Convivi parte da minha vida com uma metáfora associada à acida fruta em questão. Meu pai – camelô – dizia sempre as frases “se chover, vou encarar um abacaxi daqueles”; “quem agora vai descascar este abacaxi?”. Era um tal de “olha o tamanho do abacaxi” para cá; “viche, só abacaxi” pra lá e “toma esse abacaxi pra você” acolá.
Tirando a metáfora e falando da fruta em si, ela tem lá seus encantos e empresta um sem-fim de manias. Tem aquela coisa de dizer que a parte da coroa é mais doce que do fundo (ou o inverso, não sei). Meu sogro dizia que no abacaxi se coloca sal para tirar o azedume. E tirava. Tem gente que gosta dele com raspas de limão (mais azedo ainda!) e até aqueles casos em que se usa o abacaxi para amaciar a carne.
De qualquer forma, o que você faz com o abacaxi é muito pessoal. Eu gostava (e ainda gosto) do abacaxi de qualquer jeito.
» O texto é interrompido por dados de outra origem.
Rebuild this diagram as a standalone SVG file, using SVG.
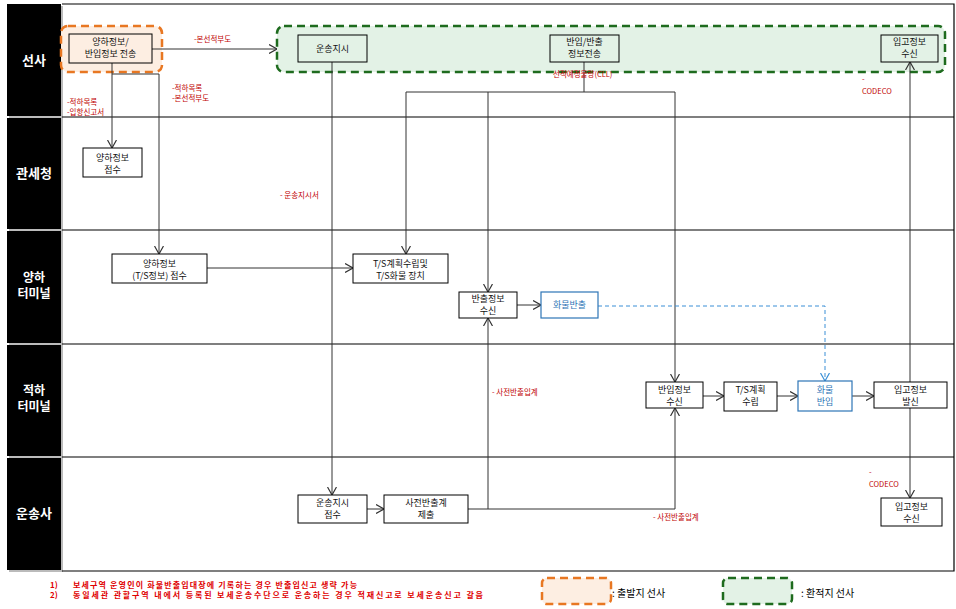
<svg xmlns="http://www.w3.org/2000/svg" width="956" height="609" viewBox="0 0 956 609">
<style>
.bg{fill:#fff}
.hdr{fill:#000}
.lane{stroke:#000;stroke-width:1.2;fill:none}
.box{fill:#fff;stroke:#000;stroke-width:1}
.tbox{fill:none;stroke:#000;stroke-width:1}
.bbox{fill:#fff;stroke:#2e75b6;stroke-width:1.2}
.t{font-family:"Noto Sans CJK KR","Noto Sans",sans-serif;font-size:9px;text-anchor:middle;fill:#111}
.tb{fill:#2e75b6}
.hd{font-family:"Noto Sans CJK KR","Noto Sans",sans-serif;font-size:12px;font-weight:bold;text-anchor:middle;fill:#fff}
.hd1{font-size:13px}
.lbl{font-family:"Noto Sans CJK KR","Noto Sans",sans-serif;font-size:7.5px;fill:#c00000}
.conn{stroke:#333;stroke-width:1;fill:none}
.dash{stroke:#3a8fd6;stroke-width:1;fill:none;stroke-dasharray:4,3}
.org{fill:#fdeee2;stroke:#e87722;stroke-width:2.5;stroke-dasharray:8,5}
.grn{fill:#e3f2e6;stroke:#1e6b1e;stroke-width:2.5;stroke-dasharray:8,5}
.fn{font-family:"Noto Sans CJK KR","Noto Sans",sans-serif;font-size:8px;font-weight:bold;fill:#e00000}
.lg{font-family:"Noto Sans CJK KR","Noto Sans",sans-serif;font-size:10px;fill:#000}
</style>
<defs>
<marker id="arr" viewBox="0 0 8 10" refX="8" refY="5" markerWidth="8" markerHeight="10" markerUnits="userSpaceOnUse" orient="auto">
<path d="M0,0.5 L8,5 L0,9.5" fill="none" stroke="#333" stroke-width="1.2"/>
</marker>
<marker id="arrb" viewBox="0 0 8 10" refX="8" refY="5" markerWidth="8" markerHeight="10" markerUnits="userSpaceOnUse" orient="auto">
<path d="M0,0.5 L8,5 L0,9.5" fill="none" stroke="#3a8fd6" stroke-width="1.2"/>
</marker>
</defs>
<rect class="bg" x="0" y="0" width="956" height="609"/>

<g id="lanes">
<rect x="9" y="6" width="54" height="566" fill="#bbb"/>
<rect class="hdr" x="7" y="4" width="54" height="112"/>
<rect class="hdr" x="7" y="118" width="54" height="111"/>
<rect class="hdr" x="7" y="231" width="54" height="112"/>
<rect class="hdr" x="7" y="345" width="54" height="111"/>
<rect class="hdr" x="7" y="458" width="54" height="112"/>
<text class="hd hd1" x="34" y="65">선사</text>
<text class="hd hd1" x="34" y="178">관세청</text>
<text class="hd" x="34" y="282">양하</text>
<text class="hd" x="34" y="298">터미널</text>
<text class="hd" x="34" y="395">적하</text>
<text class="hd" x="34" y="411">터미널</text>
<text class="hd hd1" x="34" y="518">운송사</text>
<path class="lane" d="M62,4 H954 V571 H62 M62,117 H954 M62,230 H954 M62,344 H954 M62,457 H954"/>
</g>

<g id="groups">
<rect id="origin-carrier" class="org" x="61" y="26" width="101" height="46" rx="7"/>
<rect id="transship-carrier" class="grn" x="277" y="26" width="668" height="46" rx="7"/>
</g>

<g id="connectors">
<path class="conn" d="M152,49 H277" marker-end="url(#arr)"/>
<path class="conn" d="M112,63 V148" marker-end="url(#arr)"/>
<path class="conn" d="M112,74 H159 V254" marker-end="url(#arr)"/>
<path class="conn" d="M332,62 V495" marker-end="url(#arr)"/>
<path class="conn" d="M584,62 V92"/>
<path class="conn" d="M406,92 H675"/>
<path class="conn" d="M406,92 V254" marker-end="url(#arr)"/>
<path class="conn" d="M488,92 V292" marker-end="url(#arr)"/>
<path class="conn" d="M675,92 V382" marker-end="url(#arr)"/>
<path class="conn" d="M207,268 H353" marker-end="url(#arr)"/>
<path class="conn" d="M517,305 H541" marker-end="url(#arr)"/>
<path class="dash" d="M598,306 H825 V381" marker-end="url(#arrb)"/>
<path class="conn" d="M703,396 H724" marker-end="url(#arr)"/>
<path class="conn" d="M777,396 H798" marker-end="url(#arr)"/>
<path class="conn" d="M852,396 H874" marker-end="url(#arr)"/>
<path class="conn" d="M910,382 V62" marker-end="url(#arr)"/>
<path class="conn" d="M910,408 V498" marker-end="url(#arr)"/>
<path class="conn" d="M367,509 H384" marker-end="url(#arr)"/>
<path class="conn" d="M468,509 H488 V318" marker-end="url(#arr)"/>
<path class="conn" d="M488,509 H675 V408" marker-end="url(#arr)"/>
<text class="lbl" x="194" y="42">-본선적부도</text>
<text class="lbl" x="67" y="105">-적하목록</text>
<text class="lbl" x="67" y="115">-입항신고서</text>
<text class="lbl" x="172" y="91">-적하목록</text>
<text class="lbl" x="172" y="101">-본선적부도</text>
<text class="lbl" x="553" y="77">선적예정물량(CLL)</text>
<text class="lbl" x="862" y="82">-</text>
<text class="lbl" x="862" y="94">CODECO</text>
<text class="lbl" x="280" y="198">- 운송지시서</text>
<text class="lbl" x="492" y="395">- 사전반출입계</text>
<text class="lbl" x="653" y="520">- 사전반출입계</text>
<text class="lbl" x="869" y="475">-</text>
<text class="lbl" x="869" y="487">CODECO</text>
</g>

<g id="n1"><rect class="tbox" x="69" y="34" width="83" height="29"/><text class="t" x="110.5" y="45">양하정보/</text><text class="t" x="110.5" y="57">반입정보 전송</text></g>
<g id="n2"><rect class="tbox" x="298" y="35" width="69" height="27"/><text class="t" x="332.5" y="52">운송지시</text></g>
<g id="n3"><rect class="tbox" x="550" y="35" width="69" height="27"/><text class="t" x="584.5" y="45">반입/반출</text><text class="t" x="584.5" y="57">정보전송</text></g>
<g id="n4"><rect class="tbox" x="881" y="35" width="57" height="27"/><text class="t" x="909.5" y="45">입고정보</text><text class="t" x="909.5" y="57">수신</text></g>
<g id="n5"><rect class="box" x="83" y="148" width="59" height="29"/><text class="t" x="112.5" y="161">양하정보</text><text class="t" x="112.5" y="173">접수</text></g>
<g id="n6"><rect class="box" x="112" y="254" width="95" height="29"/><text class="t" x="159.5" y="267">양하정보</text><text class="t" x="159.5" y="279">(T/S정보) 접수</text></g>
<g id="n7"><rect class="box" x="353" y="254" width="95" height="29"/><text class="t" x="400.5" y="267">T/S계획수립및</text><text class="t" x="400.5" y="279">T/S화물 장치</text></g>
<g id="n8"><rect class="box" x="459" y="292" width="58" height="26"/><text class="t" x="488" y="302">반출정보</text><text class="t" x="488" y="314">수신</text></g>
<g id="n9"><rect class="bbox" x="541" y="292" width="57" height="26"/><text class="t tb" x="569.5" y="308">화물반출</text></g>
<g id="n10"><rect class="box" x="646" y="382" width="57" height="26"/><text class="t" x="674.5" y="393">반입정보</text><text class="t" x="674.5" y="405">수신</text></g>
<g id="n11"><rect class="box" x="724" y="382" width="53" height="29"/><text class="t" x="750.5" y="393">T/S계획</text><text class="t" x="750.5" y="405">수립</text></g>
<g id="n12"><rect class="bbox" x="798" y="381" width="54" height="30"/><text class="t tb" x="825" y="393">화물</text><text class="t tb" x="825" y="405">반입</text></g>
<g id="n13"><rect class="box" x="874" y="382" width="73" height="26"/><text class="t" x="910.5" y="393">입고정보</text><text class="t" x="910.5" y="405">발신</text></g>
<g id="n14"><rect class="box" x="298" y="495" width="69" height="28"/><text class="t" x="332.5" y="506">운송지시</text><text class="t" x="332.5" y="518">접수</text></g>
<g id="n15"><rect class="box" x="384" y="495" width="84" height="28"/><text class="t" x="426" y="506">사전반출계</text><text class="t" x="426" y="518">제출</text></g>
<g id="n16"><rect class="box" x="881" y="498" width="61" height="28"/><text class="t" x="911.5" y="510">입고정보</text><text class="t" x="911.5" y="522">수신</text></g>

<g id="notes">
<text class="fn" x="50" y="588">1)</text>
<text class="fn" x="73" y="588" textLength="284" lengthAdjust="spacing">보세구역 운영인이 화물반출입대장에  기록하는 경우 반출입신고 생략 가능</text>
<text class="fn" x="50" y="598">2)</text>
<text class="fn" x="73" y="598" textLength="410" lengthAdjust="spacing">동일세관 관할구역 내에서 등록된 보세운송수단으로 운송하는 경우 적재신고로 보세운송신고 갈음</text>
</g>

<g id="legend">
<rect class="org" x="542" y="578" width="69" height="26" rx="5"/>
<text class="lg" x="612" y="597">: 출발지 선사</text>
<rect class="grn" x="723" y="578" width="69" height="26" rx="5"/>
<text class="lg" x="801" y="597">: 환적지 선사</text>
</g>
</svg>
O problema – descobri – não é comer. Concordemos: des-cas-car.
Quando criança era só pegar a rodela, morder, reclamar ou elogiar. Morder um abacaxi é como abrir um Kinder Ovo. Agora o martírio é cortá-lo!
Primeiro tem que escolher o abacaxi; se é Pérola ou Hawai. Puxa um “dente” da coroa para ver se tá maduro (conhecia este truque?). Você escolhe a faca, afasta as coisas da pia, começa a descascar, corta em fatias, junta as cascas e coloca no lixo. É claro que a coroa do abacaxi fura o saco de lixo e sai pingando abacaxi pela cozinha inteira. A patroa reclama – com certeza. E nós, frustrados: ele tá azedo!
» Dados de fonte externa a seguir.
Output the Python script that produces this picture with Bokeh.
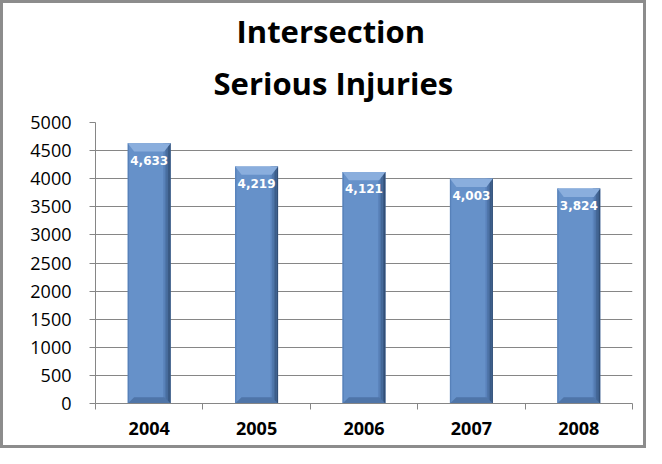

Enfim, alguém se deu conta de que muita gente não compra o abacaxi porque, porque, oras dá trabalho descascar! Comigo é pior, fico lembrando do meu pai a dizer: “é filho, descasca esse abacaxi!” (!!!).
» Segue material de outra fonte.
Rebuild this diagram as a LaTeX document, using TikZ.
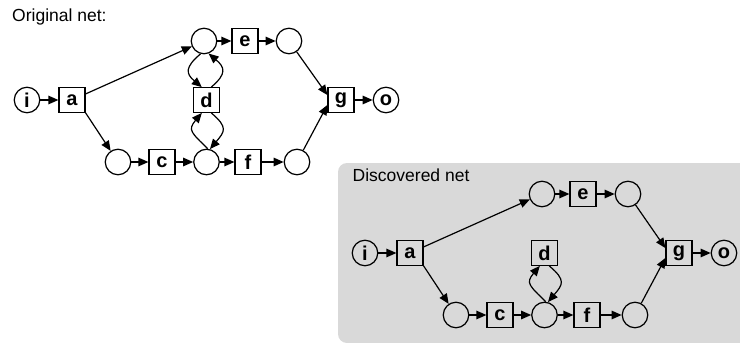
\documentclass[tikz,border=0pt]{standalone}
\usepackage{fontspec}
\setmainfont{Liberation Sans}
\usetikzlibrary{arrows.meta}
\definecolor{bggray}{RGB}{217,217,217}
\begin{document}
\begin{tikzpicture}[x=1pt,y=1pt,
  place/.style={circle,draw,line width=1.2pt,minimum size=25.5pt,inner sep=0pt,font=\fontsize{20}{20}\selectfont\bfseries},
  trans/.style={rectangle,draw,line width=1.2pt,minimum width=26pt,minimum height=24.5pt,inner sep=0pt,font=\fontsize{20}{20}\selectfont\bfseries},
  arr/.style={line width=1.2pt,-{Triangle[length=10pt,width=8.5pt]}},
  loopl/.style={arr,looseness=1.6},
  title/.style={anchor=base west,inner sep=0pt,font=\fontsize{17.5}{20}\selectfont}]
\useasboundingbox (0,0) rectangle (740,-343);
\clip (0,0) rectangle (740,-343);
\fill[bggray,rounded corners=9pt] (338,-163) rectangle (770,-343);

% ---------- original net ----------
\node[title] (t1) at (12,-21.5) {Original net:};
\node[place] (i) at (27,-100) {i};
\node[trans] (a) at (72,-100) {a};
\node[place] (p1) at (204,-41) {};
\node[trans] (e) at (245,-41) {e};
\node[place] (p2) at (289,-41) {};
\node[trans] (d) at (206.5,-100) {d};
\node[place] (p3) at (118,-162) {};
\node[trans] (c) at (162,-162) {c};
\node[place] (p4) at (206.5,-162) {};
\node[trans] (f) at (248,-162) {f};
\node[place] (p5) at (297,-162) {};
\node[trans] (g) at (341,-100) {g};
\node[place] (o) at (386,-100) {o};

\draw[arr] (i) -- (a);
\draw[arr] (a) -- (p1);
\draw[arr] (a.south east) -- (p3);
\draw[arr] (p1) -- (e);
\draw[arr] (e) -- (p2);
\draw[arr] (p3) -- (c);
\draw[arr] (c) -- (p4);
\draw[arr] (p4) -- (f);
\draw[arr] (f) -- (p5);
\draw[arr] (p2) -- (g.160);
\draw[arr] (p5) -- (g.200);
\draw[arr] (g) -- (o);
\draw[loopl] (p1.-105) to[out=-140,in=140] (d.110);
\draw[loopl] (d.70) to[out=40,in=-40] (p1.-70);
\draw[loopl] (p4.85) to[out=135,in=-130] (d.-110);
\draw[loopl] (d.-70) to[out=-40,in=50] (p4.75);

% ---------- discovered net ----------
\begin{scope}[shift={(338,-153)}]
\node[title] (t2) at (14.5,-28.5) {Discovered net};
\node[place] (Di) at (27,-100) {i};
\node[trans] (Da) at (72,-100) {a};
\node[place] (Dp1) at (204,-41) {};
\node[trans] (De) at (245,-41) {e};
\node[place] (Dp2) at (290,-41) {};
\node[trans] (Dd) at (206.5,-100) {d};
\node[place] (Dp3) at (118,-162) {};
\node[trans] (Dc) at (162,-162) {c};
\node[place] (Dp4) at (206.5,-162) {};
\node[trans] (Df) at (249,-162) {f};
\node[place] (Dp5) at (297,-162) {};
\node[trans] (Dg) at (341,-100) {g};
\node[place] (Do) at (386,-100) {o};
\end{scope}

\draw[arr] (Di) -- (Da);
\draw[arr] (Da) -- (Dp1);
\draw[arr] (Da.south east) -- (Dp3);
\draw[arr] (Dp1) -- (De);
\draw[arr] (De) -- (Dp2);
\draw[arr] (Dp3) -- (Dc);
\draw[arr] (Dc) -- (Dp4);
\draw[arr] (Dp4) -- (Df);
\draw[arr] (Df) -- (Dp5);
\draw[arr] (Dp2) -- (Dg.160);
\draw[arr] (Dp5) -- (Dg.200);
\draw[arr] (Dg) -- (Do);
\draw[loopl] (Dp4.85) to[out=135,in=-130] (Dd.-110);
\draw[loopl] (Dd.-70) to[out=-40,in=50] (Dp4.75);
\end{tikzpicture}
\end{document}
Transformar um problema em solução é agregar valor ao produto, ou seja, se ele não vende, precisamos inserir um serviço que faça dele um novo produto. Desta forma, um abacaxi descascado, geladinho, embalado, selecionado e doce, era tudo o que você queria. E mais, a metáfora (e o meu trauma) passariam longe.
Em Marketing, este fenômeno chama-se “descomoditização”, ou seja, criar diferenciação em produtos comuns. O termo vem de commodity, que significa produto de baixo valor agregado e de difícil diferenciação. Num mercado onde todos os produtos são iguais, como ganhar dinheiro? Sempre colocamos exemplos de cimento, soja, frutas, arroz, dentre centenas deles e muitos produtores estabelecem algum tipo de variação em seu produto. Por exemplo, de cimento puro para o saco de reboque pronto; da soja em grão para o suco de soja; da melancia inteira para a melancia cortada. Para vender mais, precisamos agregar valor a ele; torna-lo diferente dos demais.
Isso me faz lembrar do telefone celular: ele é GPS, MP3, navegador de internet, recebe e-mails, relógio, despertador. E ainda faz ligações (o que deveria ser o principal!).
Voltando ao abacaxi pelado… o preço, ah, o preço: quatro-vezes-mais-caro.
Mas, quem se importa?
Jacques Miranda é escritor e profissional de marketing.